En Chine, le plus grand marché de Volkswagen, où les ventes ont faibli, le constructeur automobile a déclaré qu’il allait vendre certaines de ses activités, succombant ainsi à des années de pressions croissantes.
La « mise en demeure » émise par l’autorité gouvernementale demande à l’unité locale de Volkswagen d’expliquer pourquoi sa fraude fiscale présumée ne devrait pas donner lieu à des pénalités et à des intérêts en vertu des lois indiennes, en plus des 1,4 milliard de dollars de droits éludés.
Un fonctionnaire du gouvernement qui s’est exprimé sous le couvert de l’anonymat a déclaré que la pénalité généralement appliquée dans de tels cas, si l’entreprise est reconnue coupable, peut atteindre 100 % du montant éludé, ce qui pourrait obliger l’entreprise à payer environ 2,8 milliards de dollars au total.
Les impôts élevés et les litiges juridiques prolongés ont souvent été un point sensible pour les entreprises étrangères en Inde.
Le fabricant de véhicules électriques Tesla, par exemple, se plaint depuis des années des taxes élevées sur les voitures importées et Vodafone s’est battu dans des affaires liées à des arriérés d’impôts. Le constructeur automobile chinois BYD fait également l’objet d’une enquête fiscale en cours en Inde pour avoir sous-payé des taxes d’environ 9 millions de dollars sur des importations.
DES USINES PERQUISITIONNÉES, DES CADRES INTERROGÉS
Volkswagen prévoit d’investir 1,8 milliard de dollars pour construire des véhicules électriques et hybrides dans le Maharashtra et a signé en février un accord pour fournir des composants électriques au constructeur indien Mahindra.
Le directeur financier du groupe a déclaré en mai qu’il était « confiant à propos du marché indien ».
Pourtant, Volkswagen est un acteur minuscule sur le marché indien des voitures, qui représente 4 millions d’unités par an, et a eu du mal à augmenter ses ventes. L’affaire peut aggraver ses maux de tête en Inde, où sa marque Audi est déjà à la traîne par rapport à des concurrents du segment du luxe comme Mercedes.
Les inspecteurs ont perquisitionné trois sites de Volkswagen Inde en 2022, dont les deux usines de Maharashtra.
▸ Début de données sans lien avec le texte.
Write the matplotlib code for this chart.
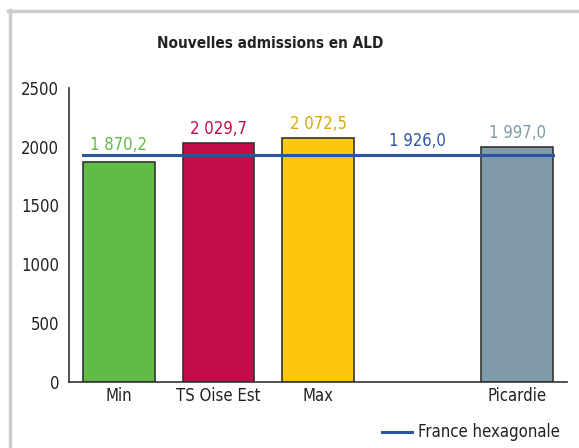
import matplotlib
matplotlib.use("Agg")
import matplotlib.pyplot as plt
from matplotlib.lines import Line2D

categories = ["Min", "TS Oise Est", "Max", "", "Picardie"]
values = [1870.2, 2029.7, 2072.5, None, 1997.0]
value_labels = ["1 870,2", "2 029,7", "2 072,5", None, "1 997,0"]
bar_colors = ["#62BB46", "#C10D48", "#FDC70B", None, "#7F9AAA"]
label_colors = ["#62BB46", "#C10D48", "#D9A90A", None, "#7F9AAA"]
france_value = 1926.0
france_label = "1 926,0"
france_color = "#2B55A3"
yticks = [0, 500, 1000, 1500, 2000, 2500]
title = "Nouvelles admissions en ALD"
legend_label = "France hexagonale"

plt.rcParams["font.family"] = ["DejaVu Sans"]
plt.rcParams["font.stretch"] = "condensed"
FS = 12

W, H = 579, 448
fig = plt.figure(figsize=(W / 100, H / 100), dpi=100)
ax = fig.add_axes([69 / W, 1 - 381.7 / H, (567 - 69) / W, (381.7 - 88) / H])

xs = list(range(len(categories)))
bw = 0.72
for x, v, c in zip(xs, values, bar_colors):
    if v is None:
        continue
    ax.bar(x, v, width=bw, color=c, edgecolor="#333333", linewidth=1.2, zorder=2)

for x, v, lab, c in zip(xs, values, value_labels, label_colors):
    if v is None:
        continue
    off = 70 if v < france_value else 45
    ax.text(x, v + off, lab, ha="center", va="bottom", color=c, fontsize=FS)

ax.plot([-bw / 2, len(categories) - 1 + bw / 2], [france_value, france_value],
        color=france_color, linewidth=2.2, zorder=3)
ax.text(3, france_value + 45, france_label, ha="center", va="bottom",
        color=france_color, fontsize=FS)

ax.set_xlim(-0.5, 4.5)
ax.set_ylim(0, 2500)
ax.set_yticks(yticks)
ax.set_yticklabels([str(t) for t in yticks], fontsize=FS, color="#222222")
ax.set_xticks(xs)
ax.set_xticklabels(categories, fontsize=FS, color="#222222")
ax.tick_params(axis="both", length=0, pad=4)
ax.tick_params(axis="y", pad=7)
for s in ["top", "right"]:
    ax.spines[s].set_visible(False)
for s in ["left", "bottom"]:
    ax.spines[s].set_color("#333333")
    ax.spines[s].set_linewidth(1.2)

fig.text(270 / W, 1 - 43 / H, title, ha="center", va="center",
         fontsize=11, fontweight="bold", color="#222222")

# legend
fig.add_artist(Line2D([382 / W, 412 / W], [1 - 432 / H, 1 - 432 / H],
                      color=france_color, linewidth=2.2))
fig.text(418 / W, 1 - 432 / H, legend_label, ha="left", va="center",
         fontsize=FS, color="#222222")

# frame
fig.add_artist(Line2D([9.5 / W, 9.5 / W], [0, 1 - 10 / H], color="#CCCCCC", linewidth=2.5))
fig.add_artist(Line2D([8 / W, 1], [1 - 11.5 / H, 1 - 11.5 / H], color="#CCCCCC", linewidth=2.5))

fig.savefig("out.png", dpi=100)
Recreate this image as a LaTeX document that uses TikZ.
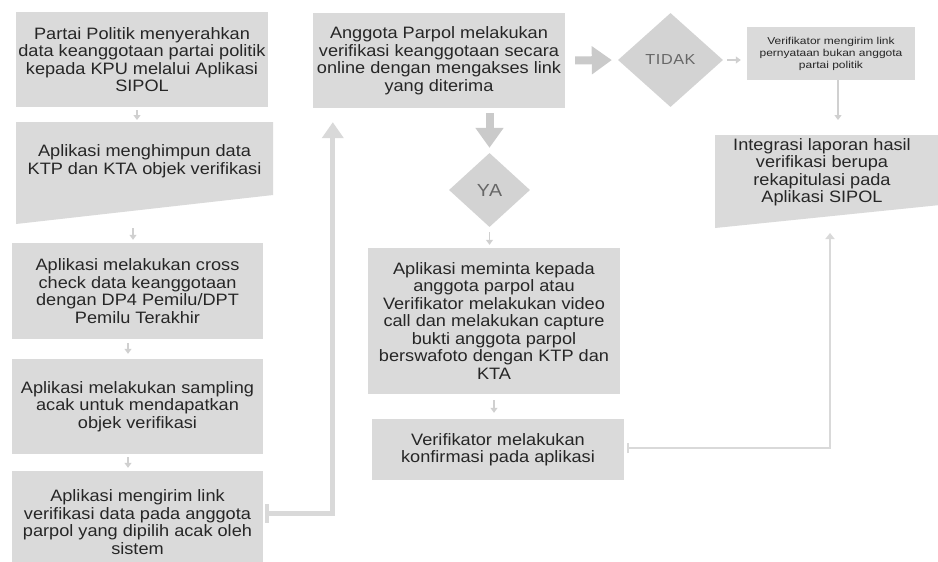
\documentclass[tikz,border=0pt]{standalone}
\usepackage{fontspec}
\setmainfont{Liberation Sans}[FakeStretch=1.1]
\newfontfamily\smallfont{Liberation Sans}[FakeStretch=1.2]
\newfontfamily\diafont{Liberation Sans}[FakeStretch=1.12, LetterSpace=4]
\usetikzlibrary{arrows.meta,shapes.geometric}
\definecolor{boxgray}{HTML}{DADADA}
\definecolor{diagray}{HTML}{D3D3D3}
\definecolor{txt}{HTML}{262626}
\definecolor{dtxt}{HTML}{676767}
\definecolor{arrgray}{HTML}{CACACA}
\definecolor{thinc}{HTML}{D0D0D0}
\definecolor{loopc}{HTML}{D9D9D9}
\begin{document}
\begin{tikzpicture}[x=1pt,y=-1pt,
  box/.style={fill=boxgray, text=txt, align=center, inner sep=0pt, font=\fontsize{16.5}{17.5}\selectfont},
  lbl/.style={text=txt, align=center, inner sep=0pt, font=\fontsize{16.5}{17.5}\selectfont},
  smallbox/.style={fill=boxgray, text=txt, align=center, inner sep=0pt, font=\smallfont\fontsize{10}{12}\selectfont},
  dia/.style={diamond, fill=diagray, text=dtxt, inner sep=0pt},
  smallarr/.style={draw=thinc, line width=1.8pt, -{Triangle[width=7pt,length=5pt]}},
  thickarr/.style={draw=arrgray, line width=8pt, -{Triangle[width=27pt,length=20pt]}},
  looparr/.style={draw=loopc, line width=5pt, {Bar[width=19pt,line width=4pt]}-{Triangle[width=21pt,length=16pt]}},
  konfarr/.style={draw=loopc, line width=2pt, {Bar[width=10pt]}-{Triangle[width=9pt,length=6pt]}}
]
\fill[white] (0,0) rectangle (938,562);
\useasboundingbox (0,0) rectangle (938,562);

% left column
\node[box, minimum width=252pt, minimum height=95pt] (b1) at (142,59.5)
  {Partai Politik menyerahkan\\data keanggotaan partai politik\\kepada KPU melalui Aplikasi\\SIPOL};
\fill[boxgray] (16,122) -- (273,122) -- (273,195) -- (16,224) -- cycle;
\coordinate (b2top) at (137,122);
\coordinate (b2bot) at (133,211);
\node[lbl] (b2) at (144.5,161) {Aplikasi menghimpun data\\KTP dan KTA objek verifikasi};
\node[box, minimum width=251pt, minimum height=96pt] (b3) at (137.5,291)
  {Aplikasi melakukan cross\\check data keanggotaan\\dengan DP4 Pemilu/DPT\\Pemilu Terakhir};
\node[box, minimum width=251pt, minimum height=95pt] (b4) at (137.5,406.5)
  {Aplikasi melakukan sampling\\acak untuk mendapatkan\\objek verifikasi};
\node[box, minimum width=251pt, minimum height=102pt] (b5) at (137.5,522)
  {Aplikasi mengirim link\\verifikasi data pada anggota\\parpol yang dipilih acak oleh\\sistem};

% middle column
\node[box, minimum width=252pt, minimum height=95pt] (b6) at (439,60.5)
  {Anggota Parpol melakukan\\verifikasi keanggotaan secara\\online dengan mengakses link\\yang diterima};
\node[dia, minimum width=81pt, minimum height=74pt, font=\diafont\fontsize{17.5}{18}\selectfont] (ya) at (489.5,190) {YA};
\node[box, minimum width=252pt, minimum height=146pt] (b9) at (494,321)
  {Aplikasi meminta kepada\\anggota parpol atau\\Verifikator melakukan video\\call dan melakukan capture\\bukti anggota parpol\\berswafoto dengan KTP dan\\KTA};
\node[box, minimum width=252pt, minimum height=61pt] (b10) at (498,449.5)
  {Verifikator melakukan\\konfirmasi pada aplikasi};

% right column
\node[dia, minimum width=105pt, minimum height=94pt, font=\diafont\fontsize{14.5}{16}\selectfont] (tidak) at (670.5,60) {TIDAK};
\node[smallbox, minimum width=168pt, minimum height=53pt] (b7) at (831,53.5)
  {Verifikator mengirim link\\pernyataan bukan anggota\\partai politik};
\fill[boxgray] (715,135) -- (940,135) -- (940,205) -- (715,228) -- cycle;
\coordinate (b8top) at (838,135);
\coordinate (b8bot) at (830,216);
\node[lbl] (b8) at (822,172) {Integrasi laporan hasil\\verifikasi berupa\\rekapitulasi pada\\Aplikasi SIPOL};

% connectors
\draw[smallarr, shorten <=3pt, shorten >=2pt] (b1.south -| b2top) -- (b2top);
\draw[smallarr, shorten <=17pt, shorten >=3pt] (b2bot) -- (b2bot |- b3.north);
\draw[smallarr, shorten <=4pt, shorten >=5pt] ([xshift=-9.5pt]b3.south) -- ([xshift=-9.5pt]b4.north);
\draw[smallarr, shorten <=3pt, shorten >=3pt] ([xshift=-9.5pt]b4.south) -- ([xshift=-9.5pt]b5.north);
\draw[looparr, shorten <=2pt, shorten >=14pt] ([yshift=9pt]b5.east) -| ([xshift=20pt]b6.south west);

\draw[thickarr, shorten <=5pt, shorten >=5pt] (b6.south -| ya) -- (ya.north);
\draw[thickarr, shorten <=10pt, shorten >=6pt] (b6.east) -- (tidak.west);
\draw[smallarr, shorten <=4pt, shorten >=6pt] (tidak.east) -- (b7.west |- tidak.east);
\draw[smallarr, shorten >=15pt] (b7.south -| b8top) -- (b8top);
\draw[smallarr, shorten <=5pt, shorten >=3pt] (ya.south) -- (b9.north -| ya.south);
\draw[smallarr, shorten <=6pt, shorten >=6pt] (b9.south) -- (b9.south |- b10.north);
\draw[konfarr, shorten <=3pt, shorten >=17pt] ([yshift=1.5pt]b10.east) -| (b8bot);
\end{tikzpicture}
\end{document}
Des documents relatifs à l’importation de composants et des sauvegardes de courriels de cadres supérieurs ont été saisis à cette occasion.
Le directeur général de Volkswagen Inde, Piyush Arora, a été interrogé l’année dernière et on lui a demandé « pourquoi toutes les pièces nécessaires à l’assemblage d’une voiture ne sont pas expédiées ensemble », « il n’a pas été en mesure de répondre à cette question », ont indiqué les enquêteurs dans l’avis.
UTILISATION DE LOGICIELS, MODUS OPERANDI
L’avis indien, fondé sur l’examen du logiciel interne de l’entreprise, indique que Volkswagen India passait régulièrement des commandes groupées de voitures par l’intermédiaire d’un logiciel interne qui la reliait à des fournisseurs en République tchèque, en Allemagne, au Mexique et dans d’autres pays.
Une fois la commande passée, le logiciel la décomposait en « principaux composants/pièces détachées », soit environ 700 à 1 500 pièces pour chaque véhicule, en fonction du modèle. Ensuite, les livraisons ont commencé.
Selon les autorités indiennes, les pièces automobiles ont été emballées à l’étranger dans différents conteneurs dans un délai de trois à sept jours consécutifs, sur la base de factures multiples, et ont ensuite atteint le port indien à peu près en même temps.
« Il semble que cela ait été fait pour payer des droits de douane moins élevés sur ces pièces individuelles », indique l’avis, ajoutant que le constructeur automobile a “délibérément induit en erreur les autorités douanières”.
Volkswagen a déclaré aux enquêteurs qu’il utilisait un tel itinéraire pour « l’efficacité de ses opérations », mais l’argument a été rejeté.
« La logistique est une étape très petite et plutôt moins importante de l’ensemble du processus... (Skoda-Volkswagen India) n’est pas une entreprise de logistique », a déclaré la notification.